**What is required:**
In the entries below, count the lines holding "this". Reply with the number only.

-- begin Listed entries --

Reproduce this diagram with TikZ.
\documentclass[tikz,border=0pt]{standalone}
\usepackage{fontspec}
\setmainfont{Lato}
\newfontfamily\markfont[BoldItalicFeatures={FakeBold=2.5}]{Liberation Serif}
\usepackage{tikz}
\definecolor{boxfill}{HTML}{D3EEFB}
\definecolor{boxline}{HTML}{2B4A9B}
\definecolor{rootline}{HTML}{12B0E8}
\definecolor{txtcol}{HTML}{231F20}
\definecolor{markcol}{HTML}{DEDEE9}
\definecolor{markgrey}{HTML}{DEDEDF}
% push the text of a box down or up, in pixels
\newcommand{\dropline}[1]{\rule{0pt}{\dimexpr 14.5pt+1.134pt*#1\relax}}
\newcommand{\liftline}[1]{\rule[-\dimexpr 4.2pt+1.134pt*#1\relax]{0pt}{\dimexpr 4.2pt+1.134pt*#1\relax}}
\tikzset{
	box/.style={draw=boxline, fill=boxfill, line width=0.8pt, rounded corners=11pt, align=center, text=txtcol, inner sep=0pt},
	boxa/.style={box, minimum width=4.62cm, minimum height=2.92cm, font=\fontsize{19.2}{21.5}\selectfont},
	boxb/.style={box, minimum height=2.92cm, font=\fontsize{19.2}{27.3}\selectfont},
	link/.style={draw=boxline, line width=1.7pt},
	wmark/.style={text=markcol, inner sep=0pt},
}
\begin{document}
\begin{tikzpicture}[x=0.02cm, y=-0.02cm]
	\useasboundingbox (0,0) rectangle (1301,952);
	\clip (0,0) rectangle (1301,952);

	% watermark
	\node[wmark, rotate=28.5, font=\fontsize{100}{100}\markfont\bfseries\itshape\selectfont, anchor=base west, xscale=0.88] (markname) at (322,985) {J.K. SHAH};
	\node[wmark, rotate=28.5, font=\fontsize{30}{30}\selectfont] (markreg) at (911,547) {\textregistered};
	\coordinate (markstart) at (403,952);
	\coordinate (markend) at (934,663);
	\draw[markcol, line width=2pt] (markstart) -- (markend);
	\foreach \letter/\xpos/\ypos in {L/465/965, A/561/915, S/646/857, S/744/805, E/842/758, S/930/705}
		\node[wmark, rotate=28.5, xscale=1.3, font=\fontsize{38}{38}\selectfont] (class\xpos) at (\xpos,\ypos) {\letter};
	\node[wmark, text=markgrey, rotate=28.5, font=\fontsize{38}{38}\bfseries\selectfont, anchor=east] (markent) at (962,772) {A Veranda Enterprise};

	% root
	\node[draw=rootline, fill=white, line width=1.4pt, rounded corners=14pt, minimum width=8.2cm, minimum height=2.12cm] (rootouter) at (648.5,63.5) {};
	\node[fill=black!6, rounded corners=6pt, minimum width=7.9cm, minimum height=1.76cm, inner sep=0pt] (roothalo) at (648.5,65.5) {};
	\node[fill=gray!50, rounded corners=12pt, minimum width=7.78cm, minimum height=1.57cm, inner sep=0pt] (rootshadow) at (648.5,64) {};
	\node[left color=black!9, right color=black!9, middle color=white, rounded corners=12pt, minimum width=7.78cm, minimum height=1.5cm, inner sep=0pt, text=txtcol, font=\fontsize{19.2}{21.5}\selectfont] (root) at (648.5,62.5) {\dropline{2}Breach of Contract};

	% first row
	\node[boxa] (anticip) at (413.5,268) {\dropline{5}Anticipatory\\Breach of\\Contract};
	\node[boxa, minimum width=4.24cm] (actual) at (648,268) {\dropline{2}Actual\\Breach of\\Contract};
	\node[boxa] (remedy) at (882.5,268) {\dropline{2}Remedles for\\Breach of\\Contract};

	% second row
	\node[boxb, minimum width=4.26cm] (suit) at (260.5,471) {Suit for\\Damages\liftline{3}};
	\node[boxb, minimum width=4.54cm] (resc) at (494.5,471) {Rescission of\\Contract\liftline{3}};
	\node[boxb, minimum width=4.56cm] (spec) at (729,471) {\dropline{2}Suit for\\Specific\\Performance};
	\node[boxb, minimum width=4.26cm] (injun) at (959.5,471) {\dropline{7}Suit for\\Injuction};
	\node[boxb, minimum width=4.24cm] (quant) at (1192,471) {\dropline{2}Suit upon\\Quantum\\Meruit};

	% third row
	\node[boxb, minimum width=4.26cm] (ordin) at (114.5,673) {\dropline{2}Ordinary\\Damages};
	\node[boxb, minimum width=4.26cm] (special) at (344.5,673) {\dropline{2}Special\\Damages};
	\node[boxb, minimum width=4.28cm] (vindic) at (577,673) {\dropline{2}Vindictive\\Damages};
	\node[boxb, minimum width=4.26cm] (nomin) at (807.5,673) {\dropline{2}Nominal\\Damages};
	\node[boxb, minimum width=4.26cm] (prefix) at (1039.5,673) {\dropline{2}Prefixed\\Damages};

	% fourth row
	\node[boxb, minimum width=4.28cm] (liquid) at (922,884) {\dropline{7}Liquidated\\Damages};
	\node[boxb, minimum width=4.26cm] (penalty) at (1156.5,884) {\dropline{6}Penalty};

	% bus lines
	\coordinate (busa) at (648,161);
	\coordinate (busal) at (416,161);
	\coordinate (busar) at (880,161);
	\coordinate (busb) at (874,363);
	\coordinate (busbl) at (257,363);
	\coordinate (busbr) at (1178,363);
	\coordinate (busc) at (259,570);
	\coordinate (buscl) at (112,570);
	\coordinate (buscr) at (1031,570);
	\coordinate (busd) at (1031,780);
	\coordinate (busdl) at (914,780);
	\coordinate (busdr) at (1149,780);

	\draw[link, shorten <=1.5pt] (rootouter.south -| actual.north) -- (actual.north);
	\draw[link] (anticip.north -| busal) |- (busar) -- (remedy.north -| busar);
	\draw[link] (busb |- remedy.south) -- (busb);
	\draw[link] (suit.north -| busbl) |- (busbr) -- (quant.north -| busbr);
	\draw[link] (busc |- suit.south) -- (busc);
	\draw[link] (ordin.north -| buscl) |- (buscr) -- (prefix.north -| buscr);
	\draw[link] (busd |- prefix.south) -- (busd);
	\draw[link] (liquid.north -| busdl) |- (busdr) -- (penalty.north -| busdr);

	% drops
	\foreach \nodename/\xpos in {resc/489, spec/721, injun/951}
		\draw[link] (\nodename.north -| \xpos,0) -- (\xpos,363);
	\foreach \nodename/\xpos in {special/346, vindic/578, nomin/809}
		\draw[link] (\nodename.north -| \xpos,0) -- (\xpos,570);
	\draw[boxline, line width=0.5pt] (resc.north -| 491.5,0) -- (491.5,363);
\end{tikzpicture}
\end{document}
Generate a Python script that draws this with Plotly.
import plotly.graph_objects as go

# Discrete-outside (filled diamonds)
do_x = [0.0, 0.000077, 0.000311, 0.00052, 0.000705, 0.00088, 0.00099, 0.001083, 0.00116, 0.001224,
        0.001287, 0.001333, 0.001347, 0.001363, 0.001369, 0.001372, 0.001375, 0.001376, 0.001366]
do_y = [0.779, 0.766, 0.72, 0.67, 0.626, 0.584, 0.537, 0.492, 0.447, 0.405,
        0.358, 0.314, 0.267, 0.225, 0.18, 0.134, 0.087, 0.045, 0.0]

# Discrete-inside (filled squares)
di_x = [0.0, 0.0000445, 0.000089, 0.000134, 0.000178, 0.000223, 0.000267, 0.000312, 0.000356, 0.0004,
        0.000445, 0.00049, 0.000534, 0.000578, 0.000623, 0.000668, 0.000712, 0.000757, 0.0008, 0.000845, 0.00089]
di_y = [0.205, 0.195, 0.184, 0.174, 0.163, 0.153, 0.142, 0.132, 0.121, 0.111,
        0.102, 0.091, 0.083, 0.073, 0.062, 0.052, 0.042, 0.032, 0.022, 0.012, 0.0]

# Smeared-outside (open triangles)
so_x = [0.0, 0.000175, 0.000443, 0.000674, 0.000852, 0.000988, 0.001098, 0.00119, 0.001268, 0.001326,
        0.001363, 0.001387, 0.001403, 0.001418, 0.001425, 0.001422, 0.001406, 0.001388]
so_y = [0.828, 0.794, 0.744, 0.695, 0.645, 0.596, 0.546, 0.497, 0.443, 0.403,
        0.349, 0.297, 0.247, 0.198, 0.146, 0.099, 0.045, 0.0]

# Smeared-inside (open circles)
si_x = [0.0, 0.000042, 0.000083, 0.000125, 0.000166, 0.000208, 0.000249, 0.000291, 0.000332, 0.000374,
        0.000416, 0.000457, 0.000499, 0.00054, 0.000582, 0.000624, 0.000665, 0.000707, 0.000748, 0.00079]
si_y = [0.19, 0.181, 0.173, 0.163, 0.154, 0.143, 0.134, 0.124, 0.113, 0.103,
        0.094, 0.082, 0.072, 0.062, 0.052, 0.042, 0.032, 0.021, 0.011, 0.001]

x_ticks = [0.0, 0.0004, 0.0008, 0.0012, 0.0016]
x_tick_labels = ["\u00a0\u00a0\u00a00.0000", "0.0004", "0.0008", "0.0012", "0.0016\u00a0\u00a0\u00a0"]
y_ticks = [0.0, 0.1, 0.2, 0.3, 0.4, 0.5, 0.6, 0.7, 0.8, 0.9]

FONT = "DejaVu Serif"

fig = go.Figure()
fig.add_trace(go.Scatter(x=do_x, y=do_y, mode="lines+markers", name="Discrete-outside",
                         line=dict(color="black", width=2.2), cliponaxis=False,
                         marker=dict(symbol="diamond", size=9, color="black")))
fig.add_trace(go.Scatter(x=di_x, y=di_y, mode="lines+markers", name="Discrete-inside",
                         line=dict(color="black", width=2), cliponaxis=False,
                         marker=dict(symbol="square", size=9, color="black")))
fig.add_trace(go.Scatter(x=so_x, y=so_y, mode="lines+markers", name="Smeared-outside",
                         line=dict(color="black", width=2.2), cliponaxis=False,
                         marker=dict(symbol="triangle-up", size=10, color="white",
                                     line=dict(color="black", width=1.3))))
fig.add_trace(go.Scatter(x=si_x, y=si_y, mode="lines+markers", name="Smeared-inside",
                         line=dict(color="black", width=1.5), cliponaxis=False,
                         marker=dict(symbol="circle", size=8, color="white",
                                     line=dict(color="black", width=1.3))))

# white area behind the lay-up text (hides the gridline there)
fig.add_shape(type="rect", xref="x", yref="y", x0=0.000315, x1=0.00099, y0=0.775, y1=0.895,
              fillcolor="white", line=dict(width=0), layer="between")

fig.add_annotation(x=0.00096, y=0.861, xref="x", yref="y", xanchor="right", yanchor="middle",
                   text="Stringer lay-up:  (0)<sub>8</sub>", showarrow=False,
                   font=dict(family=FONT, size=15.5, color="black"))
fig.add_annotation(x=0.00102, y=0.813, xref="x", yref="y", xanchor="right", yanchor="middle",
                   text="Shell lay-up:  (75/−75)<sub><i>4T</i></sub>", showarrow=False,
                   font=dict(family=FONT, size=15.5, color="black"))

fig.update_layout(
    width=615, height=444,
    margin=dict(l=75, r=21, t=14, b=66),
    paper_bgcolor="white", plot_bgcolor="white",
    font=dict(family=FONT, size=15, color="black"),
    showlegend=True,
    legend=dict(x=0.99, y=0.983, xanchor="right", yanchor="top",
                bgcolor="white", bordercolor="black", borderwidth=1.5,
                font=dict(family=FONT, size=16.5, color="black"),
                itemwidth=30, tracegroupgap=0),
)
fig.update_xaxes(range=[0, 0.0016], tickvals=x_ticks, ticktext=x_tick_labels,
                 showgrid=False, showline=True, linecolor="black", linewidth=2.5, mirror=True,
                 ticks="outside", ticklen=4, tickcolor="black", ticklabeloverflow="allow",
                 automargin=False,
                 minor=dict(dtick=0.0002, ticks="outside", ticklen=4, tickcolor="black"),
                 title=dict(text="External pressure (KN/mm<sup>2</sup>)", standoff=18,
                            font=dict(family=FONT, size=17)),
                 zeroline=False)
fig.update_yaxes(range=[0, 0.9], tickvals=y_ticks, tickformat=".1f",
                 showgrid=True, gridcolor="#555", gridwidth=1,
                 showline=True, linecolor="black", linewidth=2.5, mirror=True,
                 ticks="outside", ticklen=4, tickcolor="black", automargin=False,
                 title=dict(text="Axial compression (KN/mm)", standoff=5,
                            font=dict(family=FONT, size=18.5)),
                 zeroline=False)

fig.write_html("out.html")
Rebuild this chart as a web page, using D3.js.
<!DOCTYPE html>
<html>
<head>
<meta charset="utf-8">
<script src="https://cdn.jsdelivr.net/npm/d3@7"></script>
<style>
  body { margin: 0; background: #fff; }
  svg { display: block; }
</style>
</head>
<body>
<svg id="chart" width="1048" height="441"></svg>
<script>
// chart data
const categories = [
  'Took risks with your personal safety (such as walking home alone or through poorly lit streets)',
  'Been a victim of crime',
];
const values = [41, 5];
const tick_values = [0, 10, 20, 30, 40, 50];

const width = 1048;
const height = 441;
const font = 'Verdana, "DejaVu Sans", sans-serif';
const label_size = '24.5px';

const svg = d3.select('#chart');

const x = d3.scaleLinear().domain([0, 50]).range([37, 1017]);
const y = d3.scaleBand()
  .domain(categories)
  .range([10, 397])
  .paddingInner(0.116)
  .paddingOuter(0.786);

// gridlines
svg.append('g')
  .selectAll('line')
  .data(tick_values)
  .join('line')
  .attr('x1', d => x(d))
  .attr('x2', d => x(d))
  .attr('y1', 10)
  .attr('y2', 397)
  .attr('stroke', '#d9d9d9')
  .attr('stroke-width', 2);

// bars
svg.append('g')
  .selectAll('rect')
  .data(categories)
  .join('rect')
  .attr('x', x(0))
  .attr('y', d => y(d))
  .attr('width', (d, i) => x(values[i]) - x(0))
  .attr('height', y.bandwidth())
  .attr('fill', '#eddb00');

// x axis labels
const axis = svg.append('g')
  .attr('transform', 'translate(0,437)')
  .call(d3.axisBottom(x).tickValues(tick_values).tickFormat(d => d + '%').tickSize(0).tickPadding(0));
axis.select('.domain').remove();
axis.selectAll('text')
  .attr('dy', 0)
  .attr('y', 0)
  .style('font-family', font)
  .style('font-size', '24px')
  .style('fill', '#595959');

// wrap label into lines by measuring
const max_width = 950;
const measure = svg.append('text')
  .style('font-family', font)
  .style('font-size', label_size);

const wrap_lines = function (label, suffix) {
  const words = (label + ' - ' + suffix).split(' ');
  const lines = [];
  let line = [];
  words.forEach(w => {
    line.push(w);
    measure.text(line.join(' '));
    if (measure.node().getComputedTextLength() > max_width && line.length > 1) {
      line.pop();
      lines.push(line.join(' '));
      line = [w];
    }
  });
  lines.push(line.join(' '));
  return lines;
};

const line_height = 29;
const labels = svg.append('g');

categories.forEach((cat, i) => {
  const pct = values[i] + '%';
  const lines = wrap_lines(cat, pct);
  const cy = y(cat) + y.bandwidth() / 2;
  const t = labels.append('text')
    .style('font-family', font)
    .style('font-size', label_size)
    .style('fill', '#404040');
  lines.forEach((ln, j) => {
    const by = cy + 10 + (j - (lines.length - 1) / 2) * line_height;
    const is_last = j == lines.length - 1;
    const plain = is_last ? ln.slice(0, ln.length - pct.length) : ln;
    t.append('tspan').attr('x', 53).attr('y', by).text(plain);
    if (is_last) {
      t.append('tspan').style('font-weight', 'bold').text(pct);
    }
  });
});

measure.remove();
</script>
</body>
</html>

-- end Listed entries --

**Answer below:**
3